Coming back to the Post Office Horizon scandal, last week at the long-running enquiry into the events, Fujitsu finally apologised and owned up to their contribution to the terrible events. The firm has now promised to make substantial contributions to the payments which should go to the affected sub-postmasters shortly, we hope.
As the BBC reported, “The boss of Fujitsu’s European arm says it has “clearly let society down, and the sub-postmasters down” for its role in the Post Office scandal.
Paul Patterson admitted there were “bugs, errors and defects” with the Horizon software “right from the very start”. Mr Patterson also reiterated the firm’s apology for its part in the scandal.
Some of the Post Office staff involved in prosecuting the sub-postmasters came over at the enquiry as being both stupid and vindictive, enjoying their role as the “bad guys”. Clearly, the Post Office saw a role for nasty, vicious people in this case.
Then, in the Sunday Times today, Robert Colvile has written an excellent article about the history of the Horizon software. I was also surprised and pleased to find that he quoted from my book, Bad Buying, within his article.

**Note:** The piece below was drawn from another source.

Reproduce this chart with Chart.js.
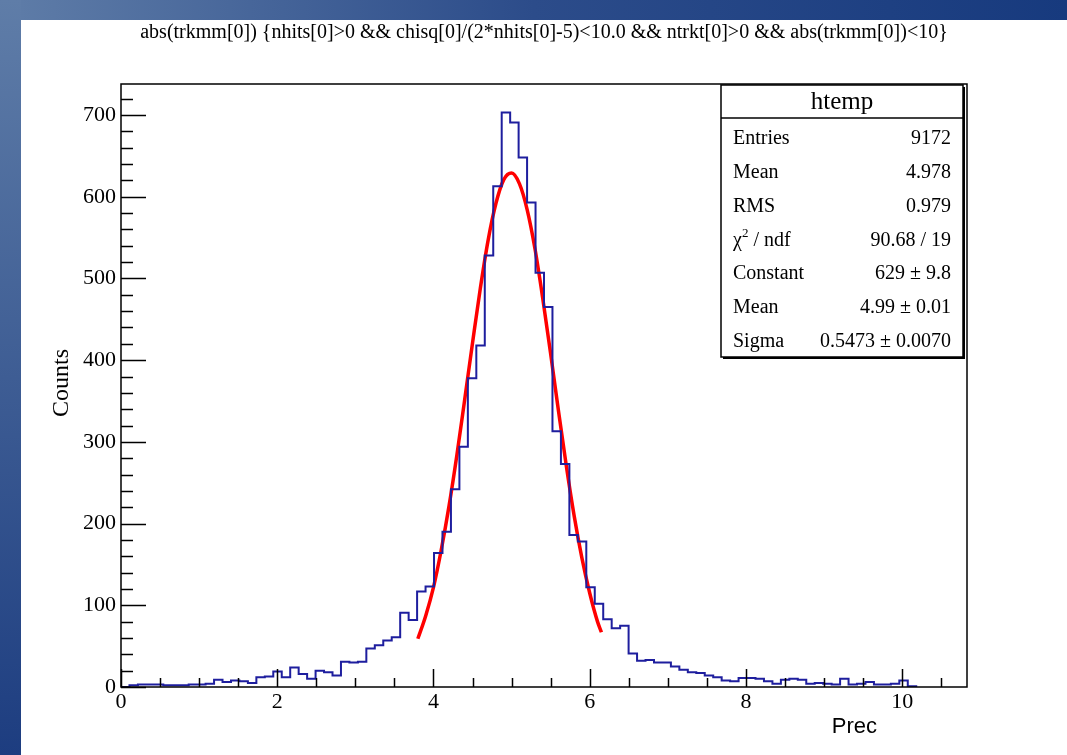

He reviewed the book (pretty positively) when it came out in 2020. My quote is nothing to do with Horizon though – Colvile uses another story of mine to demonstrate general issues with contract management in the public sector.
But he makes a connection that I had missed (and I should have spotted). Horizon started with an ICL project, “Pathway”, working with the then Department of Social Security back in the 1990s to automate benefits payment. I was actually Procurement Director at the DSS for part of the time this pretty lousy programme was running! But I had not realised it morphed into Horizon, and along the way the failing ICL got acquired by Fujitsu.
When I joined the DSS, in 1995, I was not exactly welcomed by the people running that programme. I was struggling to get any traction with the programme leadership. So I asked my boss whether I should push harder to get involved. “Do you have plenty of other things to do”, he asked me. Yes, I replied, loads of stuff. “In that case, I think I would leave that programme alone”, he advised. He knew it was a dog and was saving me from failure by association.
That was when the Minister Peter Lilley stood up at the Tory Party conference and showed off the “benefits payment card”. It wasn’t real of course – there never was a working benefits payments card. His was mocked up in his hotel suite the night before by his aides, I was told.
I followed the Horizon case from the beginning and I thought I wrote about it on Spend Matters many years ago but I can’t find the article now, so maybe I just thought about covering the case. I do remember my internal debate about whether to include the story in my Bad Buying book, but it was complex, unfinished and subject to ongoing legal action, so I decided not to, unfortunately perhaps. Although I don’t think my book would have had any effect compared to the TV programme.
Let’s just hope now that the compensation gets sorted out quickly for those affected. And I’ll come back to another issue which Colvile comments on, the question of why Fujitsu has continued to win government contracts since the Horizon affair became public. That takes us into some interesting questions about public procurement regulations, so I’ll save that for another day.